EXERCISE DIRECTIONS:
Return each line of the data below verbatim; pictures are to be left out.

DATASET SECTION:
- - - -
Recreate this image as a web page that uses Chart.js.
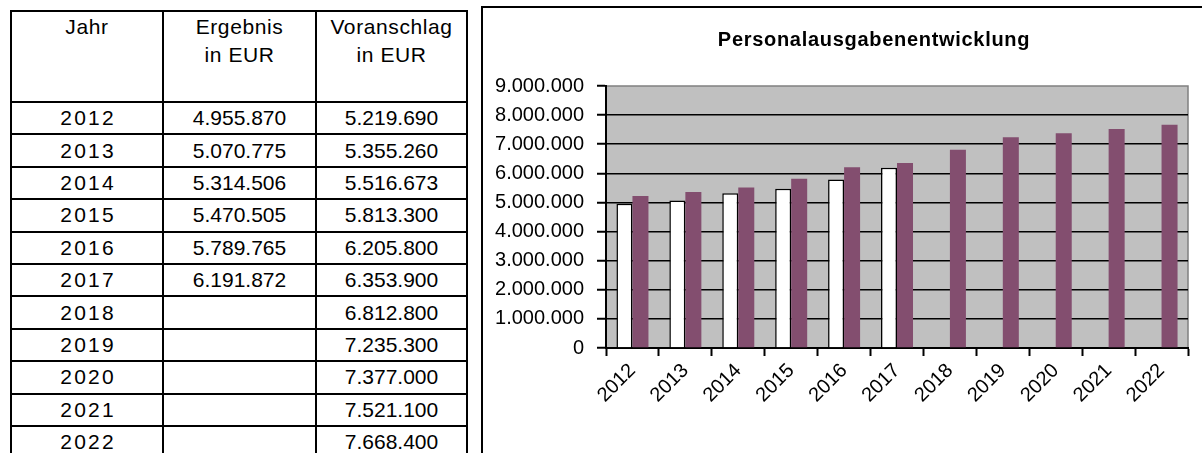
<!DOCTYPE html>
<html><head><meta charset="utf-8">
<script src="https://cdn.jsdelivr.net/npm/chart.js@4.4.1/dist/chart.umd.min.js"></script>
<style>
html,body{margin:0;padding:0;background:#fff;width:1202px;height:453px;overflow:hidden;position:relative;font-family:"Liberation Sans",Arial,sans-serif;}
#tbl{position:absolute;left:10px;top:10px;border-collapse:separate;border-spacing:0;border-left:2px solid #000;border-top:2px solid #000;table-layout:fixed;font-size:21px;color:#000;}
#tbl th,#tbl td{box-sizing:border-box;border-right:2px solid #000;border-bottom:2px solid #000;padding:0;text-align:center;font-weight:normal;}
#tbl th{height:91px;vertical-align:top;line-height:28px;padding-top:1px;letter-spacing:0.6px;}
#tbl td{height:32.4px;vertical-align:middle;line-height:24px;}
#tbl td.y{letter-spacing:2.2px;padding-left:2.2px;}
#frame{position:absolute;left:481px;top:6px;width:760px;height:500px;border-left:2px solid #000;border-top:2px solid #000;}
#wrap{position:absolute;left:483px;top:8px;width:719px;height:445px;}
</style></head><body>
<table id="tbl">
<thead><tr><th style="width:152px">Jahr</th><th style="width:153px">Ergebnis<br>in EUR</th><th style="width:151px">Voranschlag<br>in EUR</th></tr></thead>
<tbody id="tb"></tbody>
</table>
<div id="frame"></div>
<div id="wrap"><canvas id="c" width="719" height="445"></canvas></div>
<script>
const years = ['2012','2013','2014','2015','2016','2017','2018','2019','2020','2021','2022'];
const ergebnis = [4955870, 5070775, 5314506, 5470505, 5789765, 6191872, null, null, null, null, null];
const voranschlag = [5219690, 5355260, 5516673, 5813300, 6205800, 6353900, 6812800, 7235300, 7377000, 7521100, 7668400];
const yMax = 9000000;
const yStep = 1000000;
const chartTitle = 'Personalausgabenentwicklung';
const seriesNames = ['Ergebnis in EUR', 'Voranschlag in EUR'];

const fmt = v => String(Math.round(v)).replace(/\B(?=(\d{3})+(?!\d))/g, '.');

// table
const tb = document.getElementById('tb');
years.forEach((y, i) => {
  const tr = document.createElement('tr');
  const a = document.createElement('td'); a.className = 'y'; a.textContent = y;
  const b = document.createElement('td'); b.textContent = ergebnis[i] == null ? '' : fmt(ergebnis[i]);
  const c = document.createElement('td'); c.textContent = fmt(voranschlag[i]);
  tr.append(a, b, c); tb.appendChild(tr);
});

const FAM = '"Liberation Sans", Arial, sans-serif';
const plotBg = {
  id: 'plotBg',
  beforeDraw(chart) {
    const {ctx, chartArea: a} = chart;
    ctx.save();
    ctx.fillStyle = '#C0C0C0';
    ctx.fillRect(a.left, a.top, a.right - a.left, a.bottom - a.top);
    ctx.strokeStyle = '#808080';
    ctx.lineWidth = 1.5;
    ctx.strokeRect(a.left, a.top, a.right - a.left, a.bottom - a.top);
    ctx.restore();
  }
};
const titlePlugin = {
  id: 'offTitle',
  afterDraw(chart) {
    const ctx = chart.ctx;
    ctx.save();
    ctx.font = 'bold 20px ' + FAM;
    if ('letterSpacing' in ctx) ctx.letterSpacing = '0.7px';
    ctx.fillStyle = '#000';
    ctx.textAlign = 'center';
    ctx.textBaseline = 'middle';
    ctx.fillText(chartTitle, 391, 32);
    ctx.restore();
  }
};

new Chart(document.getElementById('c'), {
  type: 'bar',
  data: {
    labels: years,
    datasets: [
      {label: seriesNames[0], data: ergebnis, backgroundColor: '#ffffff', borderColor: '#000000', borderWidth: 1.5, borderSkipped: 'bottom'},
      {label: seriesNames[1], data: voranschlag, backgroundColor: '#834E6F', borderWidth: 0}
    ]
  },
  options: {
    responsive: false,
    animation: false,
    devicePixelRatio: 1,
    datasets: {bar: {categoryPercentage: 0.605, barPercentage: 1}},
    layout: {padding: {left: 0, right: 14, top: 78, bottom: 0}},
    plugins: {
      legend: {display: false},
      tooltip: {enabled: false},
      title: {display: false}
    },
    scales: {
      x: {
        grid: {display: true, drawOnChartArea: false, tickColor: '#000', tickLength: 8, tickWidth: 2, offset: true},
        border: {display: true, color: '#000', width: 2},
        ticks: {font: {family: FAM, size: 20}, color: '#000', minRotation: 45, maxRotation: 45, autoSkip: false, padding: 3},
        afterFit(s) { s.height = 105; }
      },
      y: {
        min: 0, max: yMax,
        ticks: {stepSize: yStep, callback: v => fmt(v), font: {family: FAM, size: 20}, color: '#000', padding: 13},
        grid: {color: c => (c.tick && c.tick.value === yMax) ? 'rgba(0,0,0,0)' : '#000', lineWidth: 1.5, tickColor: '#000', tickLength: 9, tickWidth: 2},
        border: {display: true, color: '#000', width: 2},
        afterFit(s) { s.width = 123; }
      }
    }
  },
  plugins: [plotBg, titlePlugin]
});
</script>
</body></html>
- - - -
RESPONSE TO THIS TASK:
Recreate this image as a web page that uses Chart.js.
<!DOCTYPE html>
<html><head><meta charset="utf-8">
<script src="https://cdn.jsdelivr.net/npm/chart.js@4.4.1/dist/chart.umd.min.js"></script>
<style>
html,body{margin:0;padding:0;background:#fff;width:1202px;height:453px;overflow:hidden;position:relative;font-family:"Liberation Sans",Arial,sans-serif;}
#tbl{position:absolute;left:10px;top:10px;border-collapse:separate;border-spacing:0;border-left:2px solid #000;border-top:2px solid #000;table-layout:fixed;font-size:21px;color:#000;}
#tbl th,#tbl td{box-sizing:border-box;border-right:2px solid #000;border-bottom:2px solid #000;padding:0;text-align:center;font-weight:normal;}
#tbl th{height:91px;vertical-align:top;line-height:28px;padding-top:1px;letter-spacing:0.6px;}
#tbl td{height:32.4px;vertical-align:middle;line-height:24px;}
#tbl td.y{letter-spacing:2.2px;padding-left:2.2px;}
#frame{position:absolute;left:481px;top:6px;width:760px;height:500px;border-left:2px solid #000;border-top:2px solid #000;}
#wrap{position:absolute;left:483px;top:8px;width:719px;height:445px;}
</style></head><body>
<table id="tbl">
<thead><tr><th style="width:152px">Jahr</th><th style="width:153px">Ergebnis<br>in EUR</th><th style="width:151px">Voranschlag<br>in EUR</th></tr></thead>
<tbody id="tb"></tbody>
</table>
<div id="frame"></div>
<div id="wrap"><canvas id="c" width="719" height="445"></canvas></div>
<script>
const years = ['2012','2013','2014','2015','2016','2017','2018','2019','2020','2021','2022'];
const ergebnis = [4955870, 5070775, 5314506, 5470505, 5789765, 6191872, null, null, null, null, null];
const voranschlag = [5219690, 5355260, 5516673, 5813300, 6205800, 6353900, 6812800, 7235300, 7377000, 7521100, 7668400];
const yMax = 9000000;
const yStep = 1000000;
const chartTitle = 'Personalausgabenentwicklung';
const seriesNames = ['Ergebnis in EUR', 'Voranschlag in EUR'];

const fmt = v => String(Math.round(v)).replace(/\B(?=(\d{3})+(?!\d))/g, '.');

// table
const tb = document.getElementById('tb');
years.forEach((y, i) => {
  const tr = document.createElement('tr');
  const a = document.createElement('td'); a.className = 'y'; a.textContent = y;
  const b = document.createElement('td'); b.textContent = ergebnis[i] == null ? '' : fmt(ergebnis[i]);
  const c = document.createElement('td'); c.textContent = fmt(voranschlag[i]);
  tr.append(a, b, c); tb.appendChild(tr);
});

const FAM = '"Liberation Sans", Arial, sans-serif';
const plotBg = {
  id: 'plotBg',
  beforeDraw(chart) {
    const {ctx, chartArea: a} = chart;
    ctx.save();
    ctx.fillStyle = '#C0C0C0';
    ctx.fillRect(a.left, a.top, a.right - a.left, a.bottom - a.top);
    ctx.strokeStyle = '#808080';
    ctx.lineWidth = 1.5;
    ctx.strokeRect(a.left, a.top, a.right - a.left, a.bottom - a.top);
    ctx.restore();
  }
};
const titlePlugin = {
  id: 'offTitle',
  afterDraw(chart) {
    const ctx = chart.ctx;
    ctx.save();
    ctx.font = 'bold 20px ' + FAM;
    if ('letterSpacing' in ctx) ctx.letterSpacing = '0.7px';
    ctx.fillStyle = '#000';
    ctx.textAlign = 'center';
    ctx.textBaseline = 'middle';
    ctx.fillText(chartTitle, 391, 32);
    ctx.restore();
  }
};

new Chart(document.getElementById('c'), {
  type: 'bar',
  data: {
    labels: years,
    datasets: [
      {label: seriesNames[0], data: ergebnis, backgroundColor: '#ffffff', borderColor: '#000000', borderWidth: 1.5, borderSkipped: 'bottom'},
      {label: seriesNames[1], data: voranschlag, backgroundColor: '#834E6F', borderWidth: 0}
    ]
  },
  options: {
    responsive: false,
    animation: false,
    devicePixelRatio: 1,
    datasets: {bar: {categoryPercentage: 0.605, barPercentage: 1}},
    layout: {padding: {left: 0, right: 14, top: 78, bottom: 0}},
    plugins: {
      legend: {display: false},
      tooltip: {enabled: false},
      title: {display: false}
    },
    scales: {
      x: {
        grid: {display: true, drawOnChartArea: false, tickColor: '#000', tickLength: 8, tickWidth: 2, offset: true},
        border: {display: true, color: '#000', width: 2},
        ticks: {font: {family: FAM, size: 20}, color: '#000', minRotation: 45, maxRotation: 45, autoSkip: false, padding: 3},
        afterFit(s) { s.height = 105; }
      },
      y: {
        min: 0, max: yMax,
        ticks: {stepSize: yStep, callback: v => fmt(v), font: {family: FAM, size: 20}, color: '#000', padding: 13},
        grid: {color: c => (c.tick && c.tick.value === yMax) ? 'rgba(0,0,0,0)' : '#000', lineWidth: 1.5, tickColor: '#000', tickLength: 9, tickWidth: 2},
        border: {display: true, color: '#000', width: 2},
        afterFit(s) { s.width = 123; }
      }
    }
  },
  plugins: [plotBg, titlePlugin]
});
</script>
</body></html>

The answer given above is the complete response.